Pour Camille, de son expérience, rencontrer une personne via un site de rencontre «ce n'est pas du tout pareil que de construire une relation avec quelqu'un que tu connais déjà un peu». Pour lui, «tous les trucs qui ont marché c'étaient toujours des gens [qu'il connaissait] déjà un peu, qui étaient déjà des amis et avec qui [il se rendait] compte qu'il y avait une attirance ou un truc un peu plus fort». Lilou, elle, n'a jamais cherché à «rencontrer des gens» et ne s'est jamais «mise sur une appli de rencontre». Pour Alex, les rencontres polyamoureuses ne sont d'ailleurs «pas forcément conscientes". Elles se font au fil des discussions à travers des réseaux de relations :

Alex : «Ouais en fait j'ai des potes dont une était l'une de mes relations amie/amour entre mes deux relations longues, qui elles sont en couple fixe depuis des années mais avec des amants/amantes autour. 1...] Du coup ça fait aussi rencontrer pas mal de personnes dans le milieu polyamoureux et qui connaissent au moins le polyamour. Et du coup on devient tous potes et on a de plus en plus de potes qui se connaissent et qui sont déjà dedans.»
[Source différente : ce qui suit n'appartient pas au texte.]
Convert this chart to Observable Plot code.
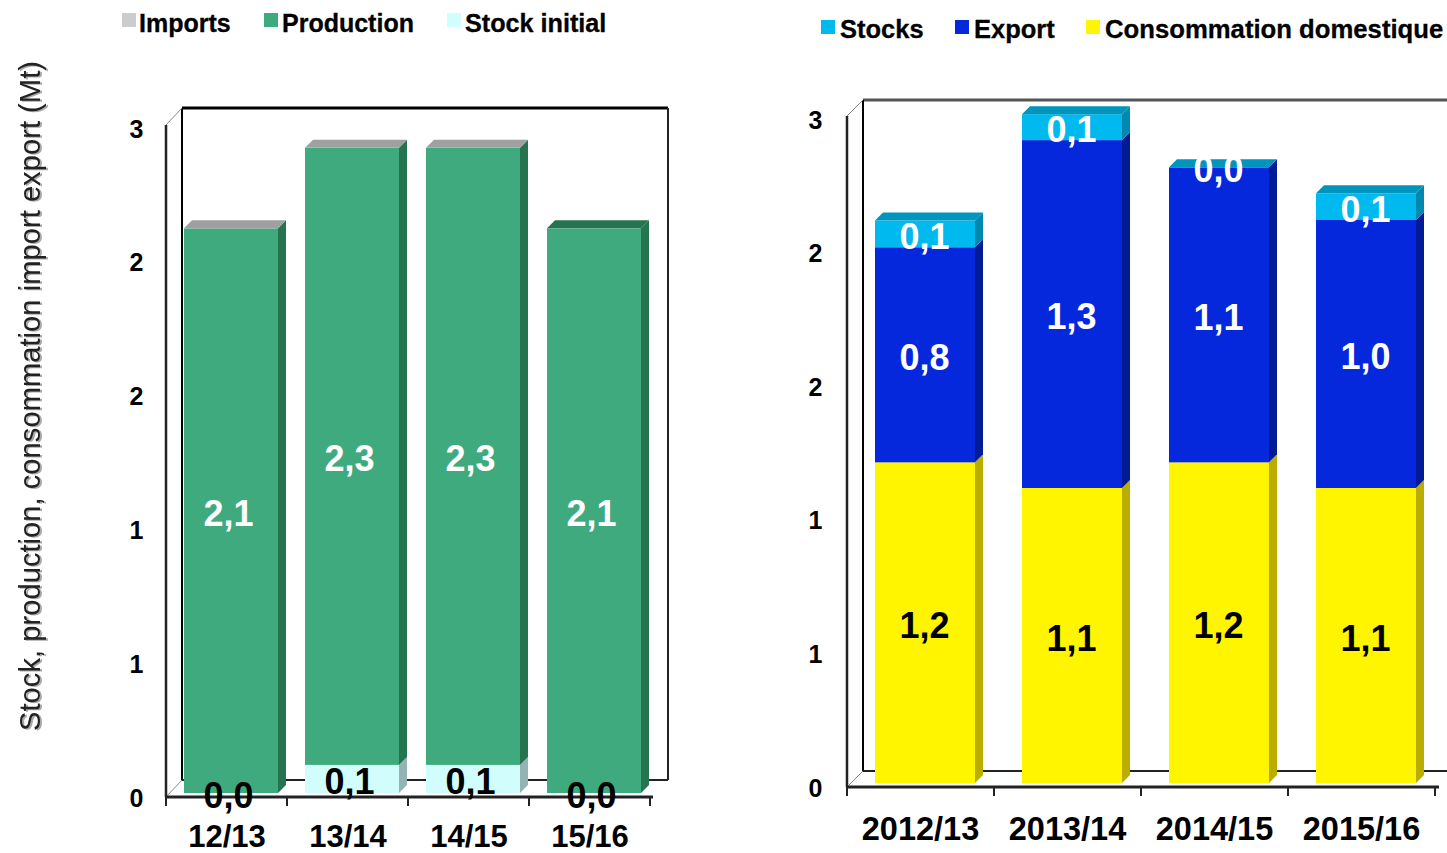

Ainsi, les rencontres polyamoureuses se font surtout via des réseaux de relations plus ou moins fermés. Ce qui est privilégié ici, c'est avant tout d'avoir d'un niveau minimal d'entente mutuelle et de partage de valeurs et de normes, polyamoureuses ou non (d'où le fait d'utiliser Ok Cupid, réseau privilégié par les communautés polyamoureuses pour la potentielle précision de ses profils de rencontre).